• _Prompt_
Skip the pictures. Reproduce all other material exactly.

• _Recorded information_
====

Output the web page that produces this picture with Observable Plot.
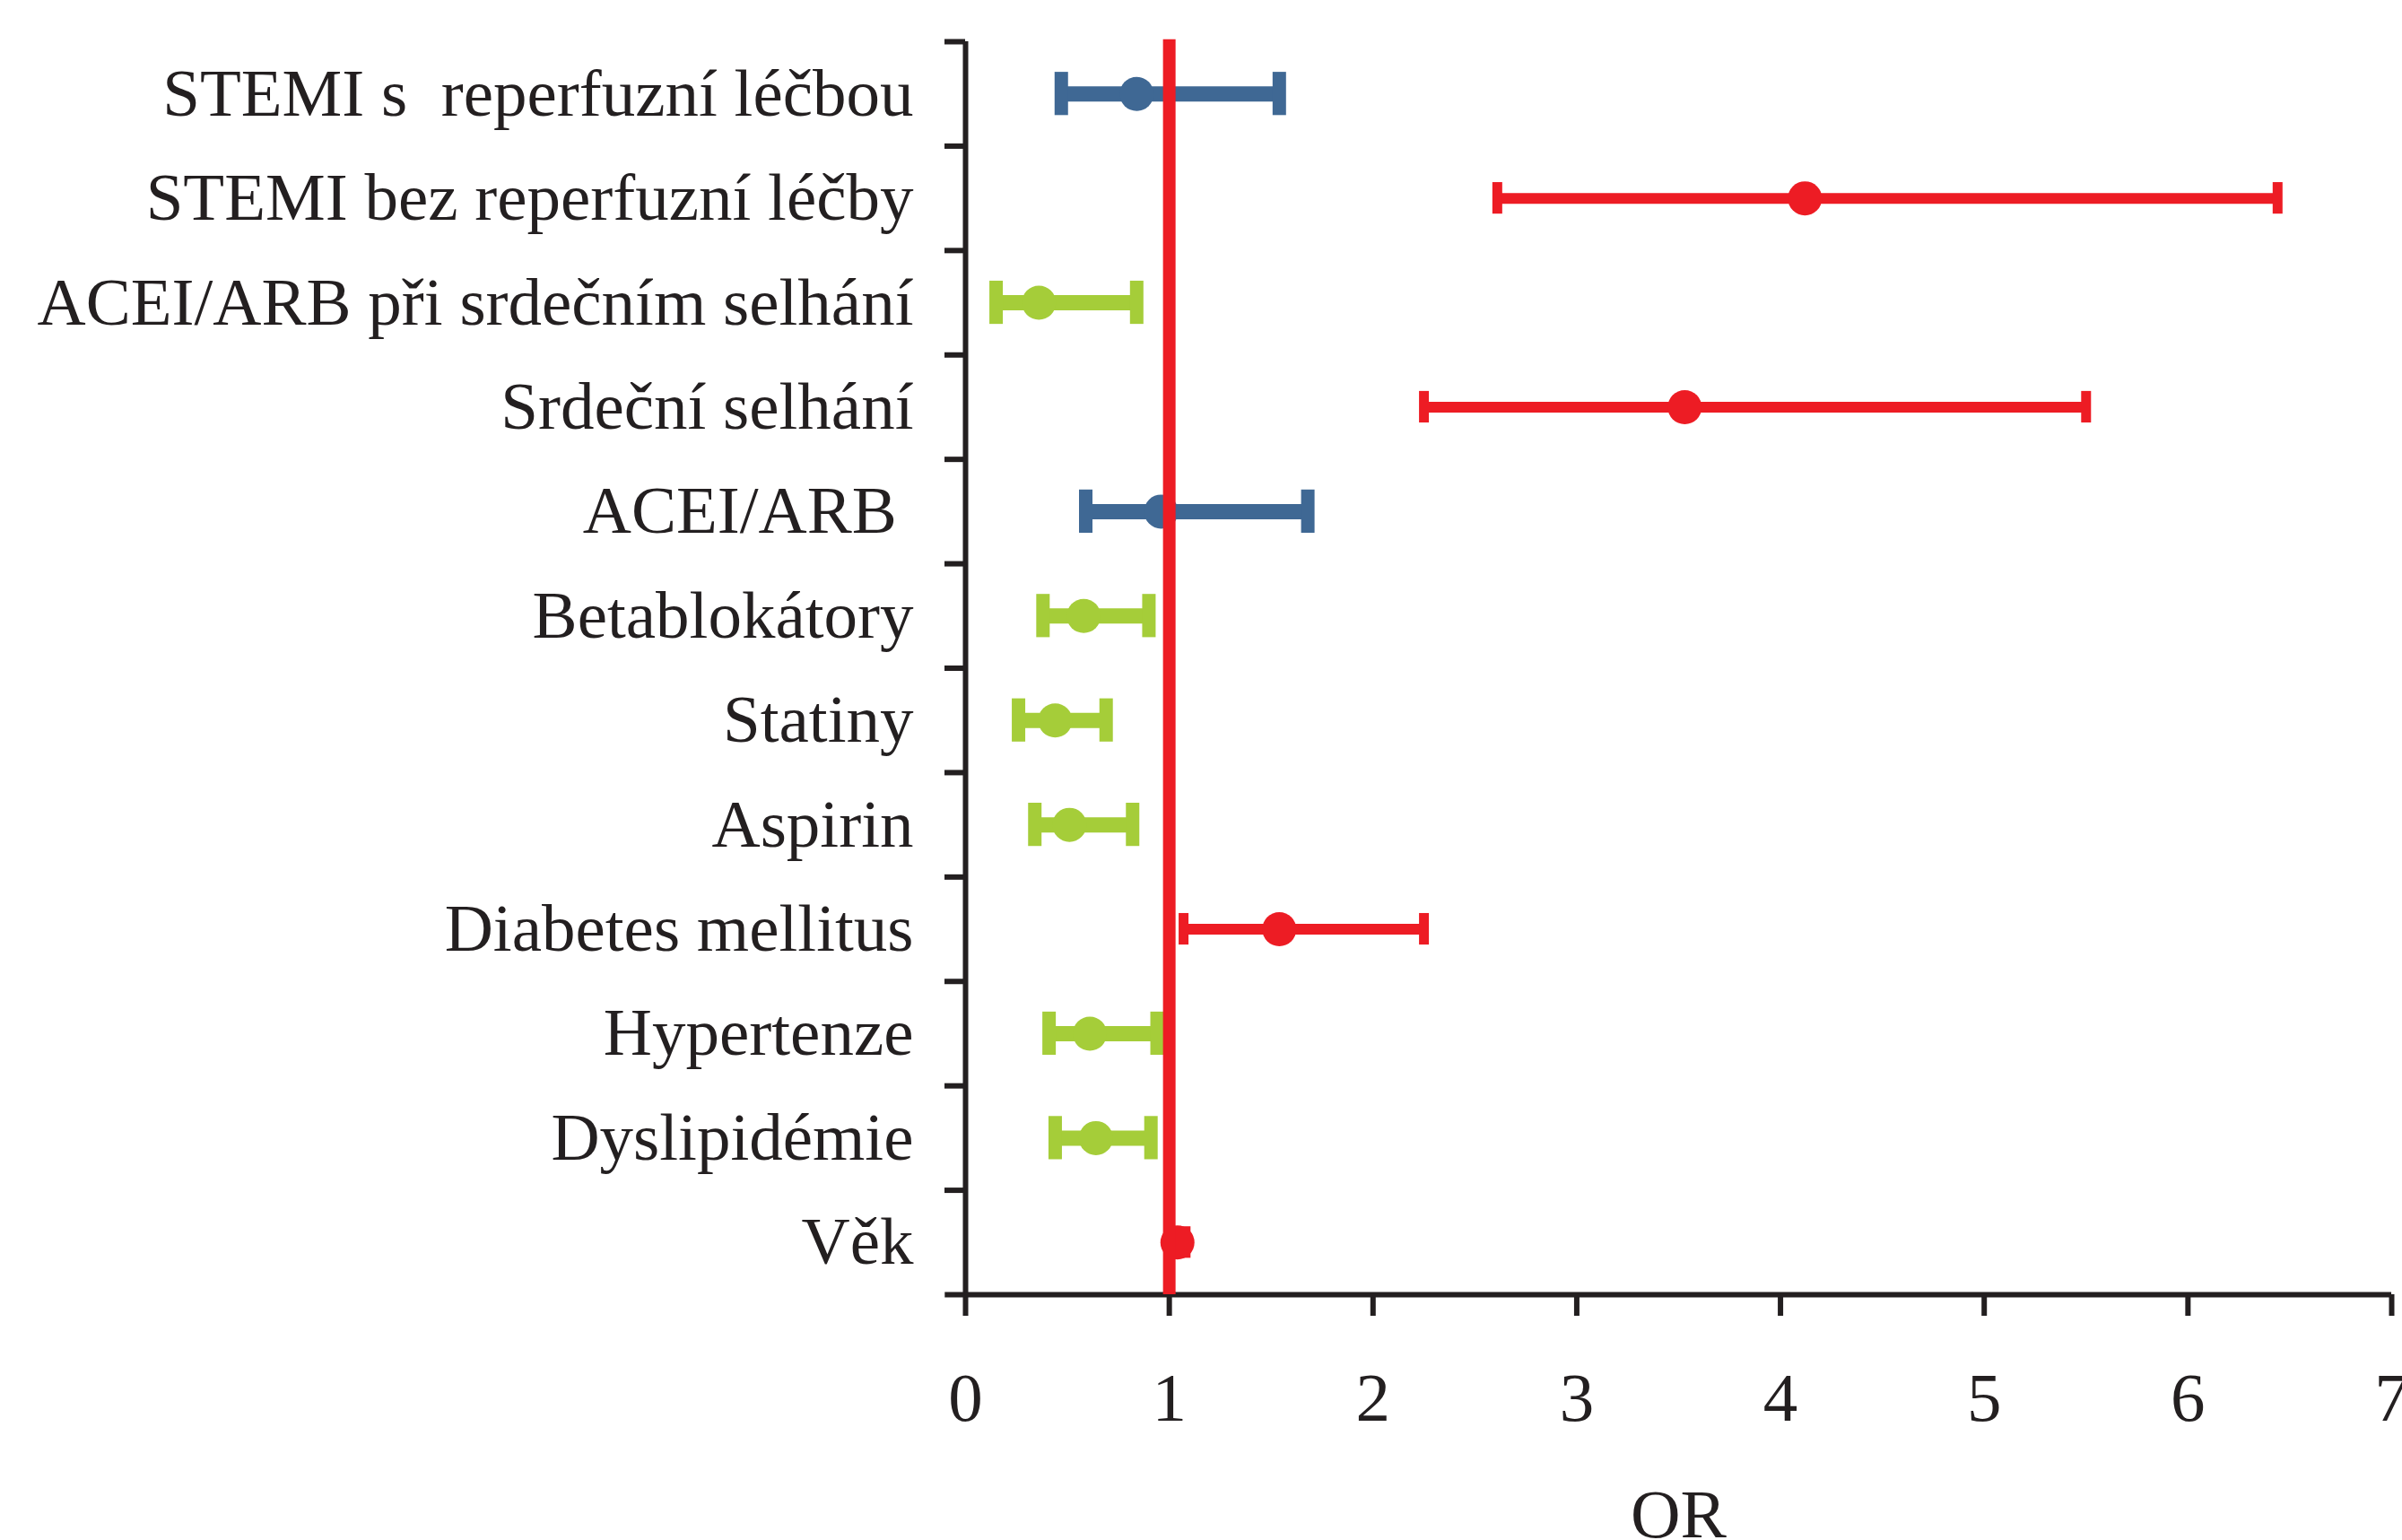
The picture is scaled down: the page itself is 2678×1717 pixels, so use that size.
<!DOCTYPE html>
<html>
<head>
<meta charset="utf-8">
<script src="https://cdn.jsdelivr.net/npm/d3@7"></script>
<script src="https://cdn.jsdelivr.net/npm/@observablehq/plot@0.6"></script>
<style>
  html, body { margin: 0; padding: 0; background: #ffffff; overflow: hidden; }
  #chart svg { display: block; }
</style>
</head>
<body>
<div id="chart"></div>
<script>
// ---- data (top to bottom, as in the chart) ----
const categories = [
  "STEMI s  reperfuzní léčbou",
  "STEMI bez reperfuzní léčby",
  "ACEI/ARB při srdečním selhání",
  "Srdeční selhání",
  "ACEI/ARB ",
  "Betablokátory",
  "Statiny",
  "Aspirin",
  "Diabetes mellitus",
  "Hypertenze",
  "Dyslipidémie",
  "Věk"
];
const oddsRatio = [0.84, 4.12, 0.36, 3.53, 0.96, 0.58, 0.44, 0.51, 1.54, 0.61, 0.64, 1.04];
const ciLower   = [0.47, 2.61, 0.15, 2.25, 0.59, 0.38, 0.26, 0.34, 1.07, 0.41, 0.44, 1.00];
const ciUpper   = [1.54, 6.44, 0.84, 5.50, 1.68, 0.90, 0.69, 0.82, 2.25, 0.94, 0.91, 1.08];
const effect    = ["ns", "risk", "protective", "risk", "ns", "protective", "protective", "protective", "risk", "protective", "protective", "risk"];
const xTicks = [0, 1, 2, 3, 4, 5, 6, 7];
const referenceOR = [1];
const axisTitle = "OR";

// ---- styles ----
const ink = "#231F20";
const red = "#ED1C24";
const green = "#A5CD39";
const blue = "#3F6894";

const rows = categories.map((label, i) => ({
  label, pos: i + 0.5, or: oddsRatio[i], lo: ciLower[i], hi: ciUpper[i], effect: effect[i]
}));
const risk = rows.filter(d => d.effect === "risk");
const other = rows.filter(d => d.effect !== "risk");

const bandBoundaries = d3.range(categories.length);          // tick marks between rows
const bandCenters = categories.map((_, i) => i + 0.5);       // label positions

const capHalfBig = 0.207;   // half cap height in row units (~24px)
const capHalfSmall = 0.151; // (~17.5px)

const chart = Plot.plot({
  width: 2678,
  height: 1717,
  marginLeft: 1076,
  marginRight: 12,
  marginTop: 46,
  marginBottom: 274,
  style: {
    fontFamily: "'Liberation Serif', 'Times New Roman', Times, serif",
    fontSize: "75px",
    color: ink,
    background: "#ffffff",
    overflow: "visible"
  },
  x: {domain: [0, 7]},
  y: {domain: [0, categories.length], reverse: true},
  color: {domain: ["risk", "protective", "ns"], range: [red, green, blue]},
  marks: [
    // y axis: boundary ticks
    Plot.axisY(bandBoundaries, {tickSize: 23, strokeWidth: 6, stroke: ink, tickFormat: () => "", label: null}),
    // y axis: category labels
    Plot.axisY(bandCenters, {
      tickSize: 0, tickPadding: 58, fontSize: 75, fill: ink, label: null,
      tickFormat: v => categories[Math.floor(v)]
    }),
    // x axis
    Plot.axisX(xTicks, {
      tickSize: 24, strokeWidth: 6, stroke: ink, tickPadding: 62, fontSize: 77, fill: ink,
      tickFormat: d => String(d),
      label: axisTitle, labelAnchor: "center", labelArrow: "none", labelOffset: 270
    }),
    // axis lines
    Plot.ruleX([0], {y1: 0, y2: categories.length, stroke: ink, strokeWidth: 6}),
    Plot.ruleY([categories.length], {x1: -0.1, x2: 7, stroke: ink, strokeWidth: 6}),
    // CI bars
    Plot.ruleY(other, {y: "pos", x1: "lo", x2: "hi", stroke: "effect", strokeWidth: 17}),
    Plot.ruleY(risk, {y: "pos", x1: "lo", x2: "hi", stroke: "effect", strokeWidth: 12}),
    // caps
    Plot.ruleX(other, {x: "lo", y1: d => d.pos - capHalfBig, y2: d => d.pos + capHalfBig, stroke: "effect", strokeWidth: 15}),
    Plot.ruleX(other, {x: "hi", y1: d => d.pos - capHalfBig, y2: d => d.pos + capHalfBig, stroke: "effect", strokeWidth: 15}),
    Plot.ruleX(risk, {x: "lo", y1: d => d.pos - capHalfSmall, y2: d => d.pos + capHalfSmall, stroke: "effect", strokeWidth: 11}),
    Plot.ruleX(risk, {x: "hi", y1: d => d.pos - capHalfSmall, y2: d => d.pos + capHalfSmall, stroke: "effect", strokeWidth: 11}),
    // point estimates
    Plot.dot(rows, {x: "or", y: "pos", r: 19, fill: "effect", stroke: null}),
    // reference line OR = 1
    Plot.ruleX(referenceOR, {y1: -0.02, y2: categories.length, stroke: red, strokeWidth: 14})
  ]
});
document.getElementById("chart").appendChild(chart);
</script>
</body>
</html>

====

• _Solution below_
Output the web page that produces this picture with Observable Plot.
The picture is scaled down: the page itself is 2678×1717 pixels, so use that size.
<!DOCTYPE html>
<html>
<head>
<meta charset="utf-8">
<script src="https://cdn.jsdelivr.net/npm/d3@7"></script>
<script src="https://cdn.jsdelivr.net/npm/@observablehq/plot@0.6"></script>
<style>
  html, body { margin: 0; padding: 0; background: #ffffff; overflow: hidden; }
  #chart svg { display: block; }
</style>
</head>
<body>
<div id="chart"></div>
<script>
// ---- data (top to bottom, as in the chart) ----
const categories = [
  "STEMI s  reperfuzní léčbou",
  "STEMI bez reperfuzní léčby",
  "ACEI/ARB při srdečním selhání",
  "Srdeční selhání",
  "ACEI/ARB ",
  "Betablokátory",
  "Statiny",
  "Aspirin",
  "Diabetes mellitus",
  "Hypertenze",
  "Dyslipidémie",
  "Věk"
];
const oddsRatio = [0.84, 4.12, 0.36, 3.53, 0.96, 0.58, 0.44, 0.51, 1.54, 0.61, 0.64, 1.04];
const ciLower   = [0.47, 2.61, 0.15, 2.25, 0.59, 0.38, 0.26, 0.34, 1.07, 0.41, 0.44, 1.00];
const ciUpper   = [1.54, 6.44, 0.84, 5.50, 1.68, 0.90, 0.69, 0.82, 2.25, 0.94, 0.91, 1.08];
const effect    = ["ns", "risk", "protective", "risk", "ns", "protective", "protective", "protective", "risk", "protective", "protective", "risk"];
const xTicks = [0, 1, 2, 3, 4, 5, 6, 7];
const referenceOR = [1];
const axisTitle = "OR";

// ---- styles ----
const ink = "#231F20";
const red = "#ED1C24";
const green = "#A5CD39";
const blue = "#3F6894";

const rows = categories.map((label, i) => ({
  label, pos: i + 0.5, or: oddsRatio[i], lo: ciLower[i], hi: ciUpper[i], effect: effect[i]
}));
const risk = rows.filter(d => d.effect === "risk");
const other = rows.filter(d => d.effect !== "risk");

const bandBoundaries = d3.range(categories.length);          // tick marks between rows
const bandCenters = categories.map((_, i) => i + 0.5);       // label positions

const capHalfBig = 0.207;   // half cap height in row units (~24px)
const capHalfSmall = 0.151; // (~17.5px)

const chart = Plot.plot({
  width: 2678,
  height: 1717,
  marginLeft: 1076,
  marginRight: 12,
  marginTop: 46,
  marginBottom: 274,
  style: {
    fontFamily: "'Liberation Serif', 'Times New Roman', Times, serif",
    fontSize: "75px",
    color: ink,
    background: "#ffffff",
    overflow: "visible"
  },
  x: {domain: [0, 7]},
  y: {domain: [0, categories.length], reverse: true},
  color: {domain: ["risk", "protective", "ns"], range: [red, green, blue]},
  marks: [
    // y axis: boundary ticks
    Plot.axisY(bandBoundaries, {tickSize: 23, strokeWidth: 6, stroke: ink, tickFormat: () => "", label: null}),
    // y axis: category labels
    Plot.axisY(bandCenters, {
      tickSize: 0, tickPadding: 58, fontSize: 75, fill: ink, label: null,
      tickFormat: v => categories[Math.floor(v)]
    }),
    // x axis
    Plot.axisX(xTicks, {
      tickSize: 24, strokeWidth: 6, stroke: ink, tickPadding: 62, fontSize: 77, fill: ink,
      tickFormat: d => String(d),
      label: axisTitle, labelAnchor: "center", labelArrow: "none", labelOffset: 270
    }),
    // axis lines
    Plot.ruleX([0], {y1: 0, y2: categories.length, stroke: ink, strokeWidth: 6}),
    Plot.ruleY([categories.length], {x1: -0.1, x2: 7, stroke: ink, strokeWidth: 6}),
    // CI bars
    Plot.ruleY(other, {y: "pos", x1: "lo", x2: "hi", stroke: "effect", strokeWidth: 17}),
    Plot.ruleY(risk, {y: "pos", x1: "lo", x2: "hi", stroke: "effect", strokeWidth: 12}),
    // caps
    Plot.ruleX(other, {x: "lo", y1: d => d.pos - capHalfBig, y2: d => d.pos + capHalfBig, stroke: "effect", strokeWidth: 15}),
    Plot.ruleX(other, {x: "hi", y1: d => d.pos - capHalfBig, y2: d => d.pos + capHalfBig, stroke: "effect", strokeWidth: 15}),
    Plot.ruleX(risk, {x: "lo", y1: d => d.pos - capHalfSmall, y2: d => d.pos + capHalfSmall, stroke: "effect", strokeWidth: 11}),
    Plot.ruleX(risk, {x: "hi", y1: d => d.pos - capHalfSmall, y2: d => d.pos + capHalfSmall, stroke: "effect", strokeWidth: 11}),
    // point estimates
    Plot.dot(rows, {x: "or", y: "pos", r: 19, fill: "effect", stroke: null}),
    // reference line OR = 1
    Plot.ruleX(referenceOR, {y1: -0.02, y2: categories.length, stroke: red, strokeWidth: 14})
  ]
});
document.getElementById("chart").appendChild(chart);
</script>
</body>
</html>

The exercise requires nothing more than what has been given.